We on this side of politics have a completely different approach to people with a disability. We believe that, if people with a disability cannot work, they should be taken care of. If they are able to work and choose to work, we encourage them to do so. We give them every support we possibly can. We train them. We do not just shove them onto the dole. I think the government would be most surprised if it looked at cooperation instead of coercion—if it looked at partnerships and the abilities that these people have. The government should stop complaining about malingerers with bad backs and take on the role of promoting these people into appropriate places within our community. The government would be surprised how successful such an approach would be.

We on this side of politics want real welfare reform that tackles the reasons why people with a disability are not working and delivers practical solutions. Real welfare reform gives people a chance of getting the skills an employer needs. Real welfare reform encourages employers to give people with a disability the opportunity to demonstrate their abilities. Real welfare reform understands that being a parent is an important job in itself and that work makes families more secure. Real welfare reform helps parents find the balance between supporting their family and raising their kids. Real welfare reform involves strong support from government in breaking down the barriers to participation—such as skills, work-family balance and employer attitudes—alongside fair and reasonable requirements for job seekers. And real welfare reform makes sure people get a fair reward for effort.

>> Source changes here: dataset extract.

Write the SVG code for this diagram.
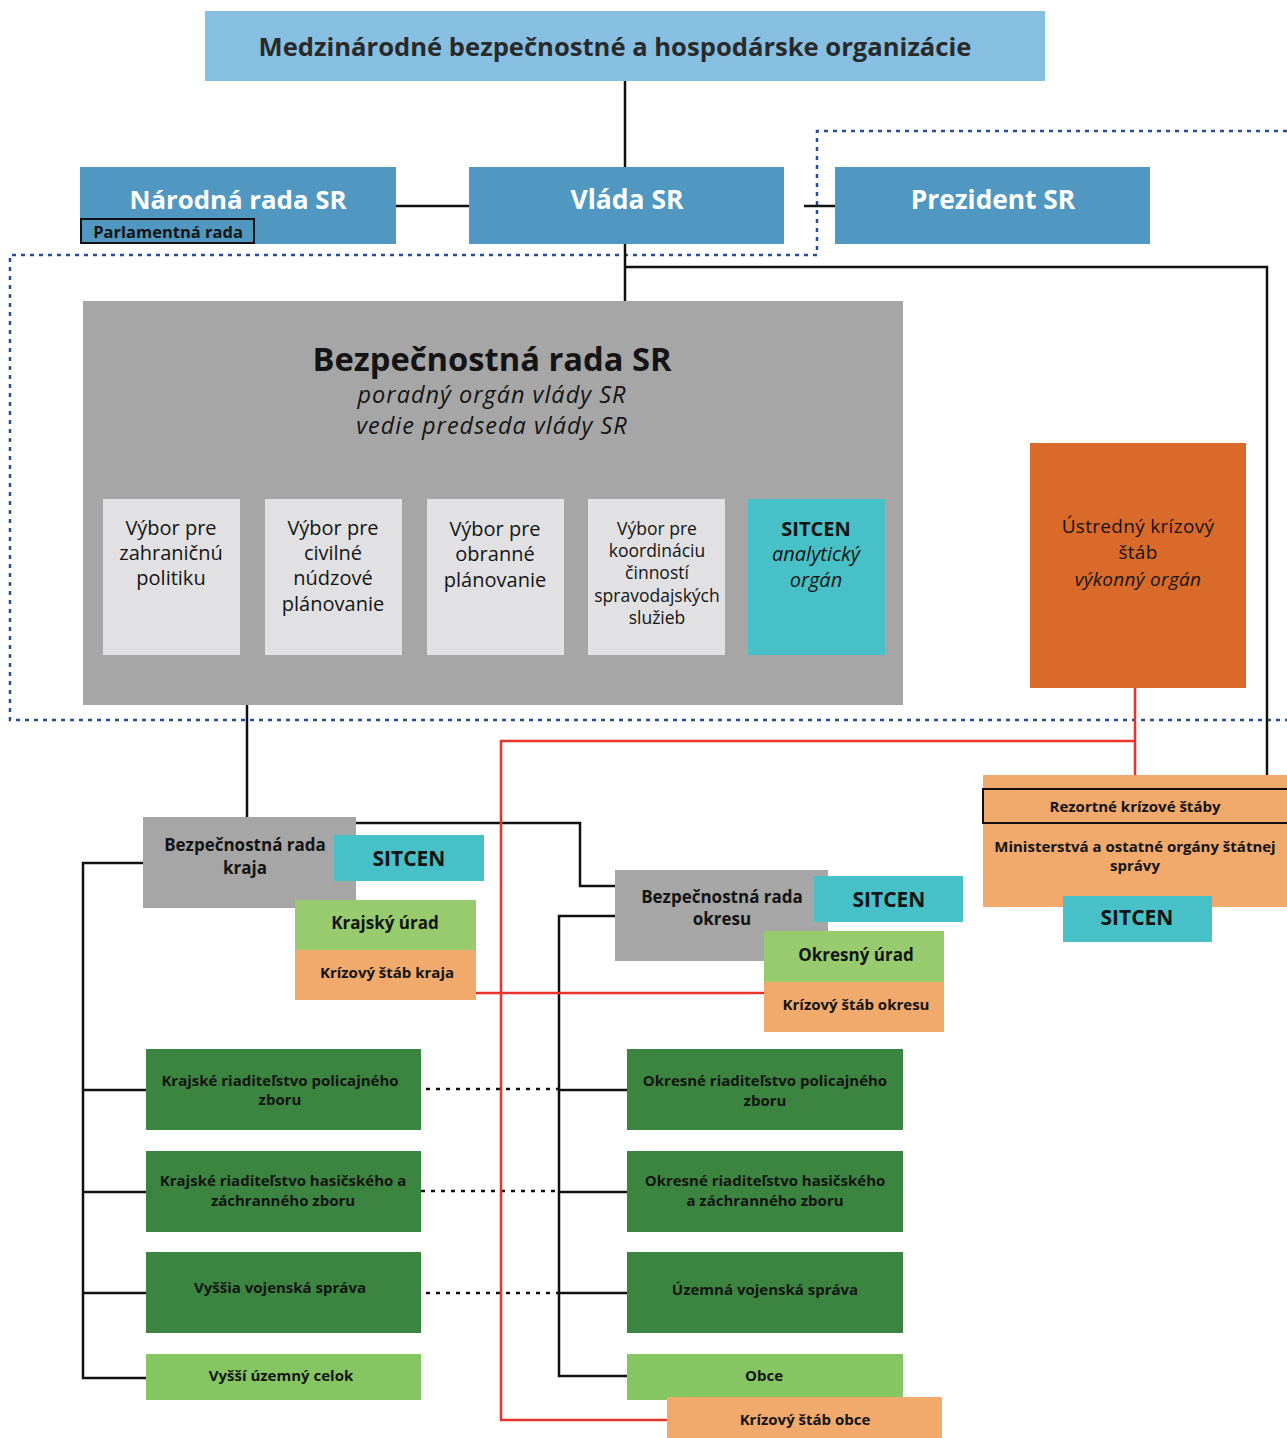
<svg xmlns="http://www.w3.org/2000/svg" width="1287" height="1438" viewBox="0 0 1287 1438">
<style>
text{font-family:"Open Sans","Liberation Sans",sans-serif;text-anchor:middle;fill:#141414}
.b{font-weight:bold}
.i{font-style:italic}
.w{fill:#ffffff}
.blue{fill:#5098c2}
.gray{fill:#a6a6a6}
.lg{fill:#e1e1e3}
.teal{fill:#47c1c7}
.dg{fill:#3b8540}
.lgr{fill:#97cb6e}
.lgr2{fill:#86c662}
.or{fill:#f1a96c}
.ln{fill:none;stroke:#111;stroke-width:2.5}
.red{fill:none;stroke:#e8322b;stroke-width:2.5}
.dot{fill:none;stroke:#111;stroke-width:2.5;stroke-dasharray:4 6}
.bd{fill:none;stroke:#2a4a9a;stroke-width:2.5;stroke-dasharray:4 5}
</style>
<rect width="1287" height="1438" fill="#ffffff"/>
<g id="connectors">
<path class="bd" d="M1287 131H817V255H10V720H1287"/>
<path class="ln" d="M625 81V167"/>
<path class="ln" d="M396 206H469"/>
<path class="ln" d="M804 206H835"/>
<path class="ln" d="M625 244V301"/>
<path class="ln" d="M625 267H1267V775"/>
<path class="ln" d="M247 705V817"/>
<path class="ln" d="M356 823H580V886H615"/>
<path class="ln" d="M143 863H83V1378H146M83 1090H146M83 1192H146M83 1293H146"/>
<path class="ln" d="M615 916H559V1376H627M559 1090H627M559 1192H627M559 1293H627"/>
<path class="dot" d="M426 1089H559M421 1191H559M426 1293H559"/>
<path class="red" d="M1135 688V775M1135 741H501V1420H667"/>
<path class="red" d="M476 993H764"/>
</g>
<g id="n-medz"><rect x="205" y="11" width="840" height="70" fill="#87bfe3"/><text x="615" y="56" class="b" font-size="25.6" style="fill:#2a2a2a">Medzinárodné bezpečnostné a hospodárske organizácie</text></g>
<g id="n-nrsr"><rect x="80" y="167" width="316" height="77" class="blue"/><text x="238" y="209" class="b w" font-size="25.8">Národná rada SR</text></g>
<g id="n-parl"><rect x="81" y="219" width="173" height="24" fill="#5098c2" stroke="#111" stroke-width="2"/><text x="168" y="237.5" class="b" font-size="16.5">Parlamentná rada</text></g>
<g id="n-vlada"><rect x="469" y="167" width="315" height="77" class="blue"/><text x="627" y="209" class="b w" font-size="26.5">Vláda SR</text></g>
<g id="n-prez"><rect x="835" y="167" width="315" height="77" class="blue"/><text x="993" y="209" class="b w" font-size="26.3">Prezident SR</text></g>
<g id="n-brsr"><rect x="83" y="301" width="820" height="404" class="gray"/>
<text><tspan x="492" y="371" class="b" font-size="32.7">Bezpečnostná rada SR</tspan><tspan x="492" y="403" class="i" font-size="23.5" letter-spacing="1">poradný orgán vlády SR</tspan><tspan x="492" y="434" class="i" font-size="23.5" letter-spacing="1">vedie predseda vlády SR</tspan></text></g>
<g id="n-v1"><rect x="103" y="499" width="137" height="156" class="lg"/><text font-size="20"><tspan x="171" y="535">Výbor pre</tspan><tspan x="171" y="560">zahraničnú</tspan><tspan x="171" y="585">politiku</tspan></text></g>
<g id="n-v2"><rect x="265" y="499" width="137" height="156" class="lg"/><text font-size="20"><tspan x="333" y="535">Výbor pre</tspan><tspan x="333" y="560">civilné</tspan><tspan x="333" y="585">núdzové</tspan><tspan x="333" y="611">plánovanie</tspan></text></g>
<g id="n-v3"><rect x="427" y="499" width="137" height="156" class="lg"/><text font-size="20"><tspan x="495" y="536">Výbor pre</tspan><tspan x="495" y="561">obranné</tspan><tspan x="495" y="587">plánovanie</tspan></text></g>
<g id="n-v4"><rect x="588" y="499" width="137" height="156" class="lg"/><text font-size="17.5"><tspan x="657" y="535">Výbor pre</tspan><tspan x="657" y="557">koordináciu</tspan><tspan x="657" y="579">činností</tspan><tspan x="657" y="602">spravodajských</tspan><tspan x="657" y="624">služieb</tspan></text></g>
<g id="n-sitcen1"><rect x="748" y="499" width="137" height="156" class="teal"/><text font-size="20"><tspan x="816" y="536" class="b">SITCEN</tspan><tspan x="816" y="561" class="i">analytický</tspan><tspan x="816" y="587" class="i">orgán</tspan></text></g>
<g id="n-uks"><rect x="1030" y="443" width="216" height="245" fill="#da6a29"/><text font-size="19" letter-spacing="0.3"><tspan x="1138" y="533">Ústredný krízový</tspan><tspan x="1138" y="559">štáb</tspan><tspan x="1138" y="586" class="i">výkonný orgán</tspan></text></g>
<g id="n-rez"><rect x="983" y="775" width="304" height="132" class="or"/><rect x="983" y="789" width="310" height="34" fill="none" stroke="#111" stroke-width="2"/><text x="1135" y="812" class="b" font-size="15">Rezortné krízové štáby</text><text class="b" font-size="15"><tspan x="1135" y="852">Ministerstvá a ostatné orgány štátnej</tspan><tspan x="1135" y="871">správy</tspan></text></g>
<g id="n-sitcen-rez"><rect x="1063" y="896" width="149" height="46" class="teal"/><text x="1137" y="925" class="b" font-size="21">SITCEN</text></g>
<g id="n-brk"><rect x="143" y="817" width="213" height="91" class="gray"/><text class="b" font-size="17"><tspan x="245" y="851">Bezpečnostná rada</tspan><tspan x="245" y="874">kraja</tspan></text></g>
<g id="n-sitcen-k"><rect x="334" y="835" width="150" height="46" class="teal"/><text x="409" y="866" class="b" font-size="21">SITCEN</text></g>
<g id="n-kurad"><rect x="295" y="900" width="181" height="50" class="lgr"/><text x="385" y="929" class="b" font-size="17">Krajský úrad</text></g>
<g id="n-ksk"><rect x="295" y="950" width="181" height="50" class="or"/><text x="387" y="978" class="b" font-size="15">Krízový štáb kraja</text></g>
<g id="n-bro"><rect x="615" y="870" width="213" height="91" class="gray"/><text class="b" font-size="17"><tspan x="722" y="903">Bezpečnostná rada</tspan><tspan x="722" y="925">okresu</tspan></text></g>
<g id="n-sitcen-o"><rect x="814" y="876" width="149" height="46" class="teal"/><text x="889" y="907" class="b" font-size="21">SITCEN</text></g>
<g id="n-ourad"><rect x="764" y="931" width="180" height="51" class="lgr"/><text x="856" y="961" class="b" font-size="17">Okresný úrad</text></g>
<g id="n-kso"><rect x="764" y="982" width="180" height="50" class="or"/><text x="856" y="1010" class="b" font-size="15">Krízový štáb okresu</text></g>
<g id="n-krpz"><rect x="146" y="1049" width="275" height="81" class="dg"/><text class="b" font-size="15"><tspan x="280" y="1086">Krajské riaditeľstvo policajného</tspan><tspan x="280" y="1105">zboru</tspan></text></g>
<g id="n-krhz"><rect x="146" y="1151" width="275" height="81" class="dg"/><text class="b" font-size="15"><tspan x="283" y="1186">Krajské riaditeľstvo hasičského a</tspan><tspan x="283" y="1206">záchranného zboru</tspan></text></g>
<g id="n-vvs"><rect x="146" y="1252" width="275" height="81" class="dg"/><text x="280" y="1293" class="b" font-size="15">Vyššia vojenská správa</text></g>
<g id="n-vuc"><rect x="146" y="1354" width="275" height="46" class="lgr2"/><text x="281" y="1381" class="b" font-size="15">Vyšší územný celok</text></g>
<g id="n-orpz"><rect x="627" y="1049" width="276" height="81" class="dg"/><text class="b" font-size="15"><tspan x="765" y="1086">Okresné riaditeľstvo policajného</tspan><tspan x="765" y="1106">zboru</tspan></text></g>
<g id="n-orhz"><rect x="627" y="1151" width="276" height="81" class="dg"/><text class="b" font-size="15"><tspan x="765" y="1186">Okresné riaditeľstvo hasičského</tspan><tspan x="765" y="1206">a záchranného zboru</tspan></text></g>
<g id="n-uvs"><rect x="627" y="1252" width="276" height="81" class="dg"/><text x="765" y="1295" class="b" font-size="15">Územná vojenská správa</text></g>
<g id="n-obce"><rect x="627" y="1354" width="276" height="46" class="lgr2"/><text x="764" y="1381" class="b" font-size="15">Obce</text></g>
<g id="n-kso2"><rect x="667" y="1397" width="275" height="41" class="or"/><text x="805" y="1425" class="b" font-size="15">Krízový štáb obce</text></g>
</svg>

In conclusion, I support this bill simply because I have to—because if I do not, life will get too hard for the people who have to live under this legislation. But in supporting this bill, which fixes the technicalities, I am still strongly against the basic philosophy of the government’s reforms in this area. I ask the Howard government to actively help people with disabilities to find work and to encourage the public and private sectors to employ people with a disability. The government should stop treating disabilities or chronic illnesses as if they were crimes and stop automatically categorising people with disabilities as if they have no right at all to the disability support pension. If things were done this way, we would see a far more positive outcome than, sadly, we are going to see under the government’s reform agenda.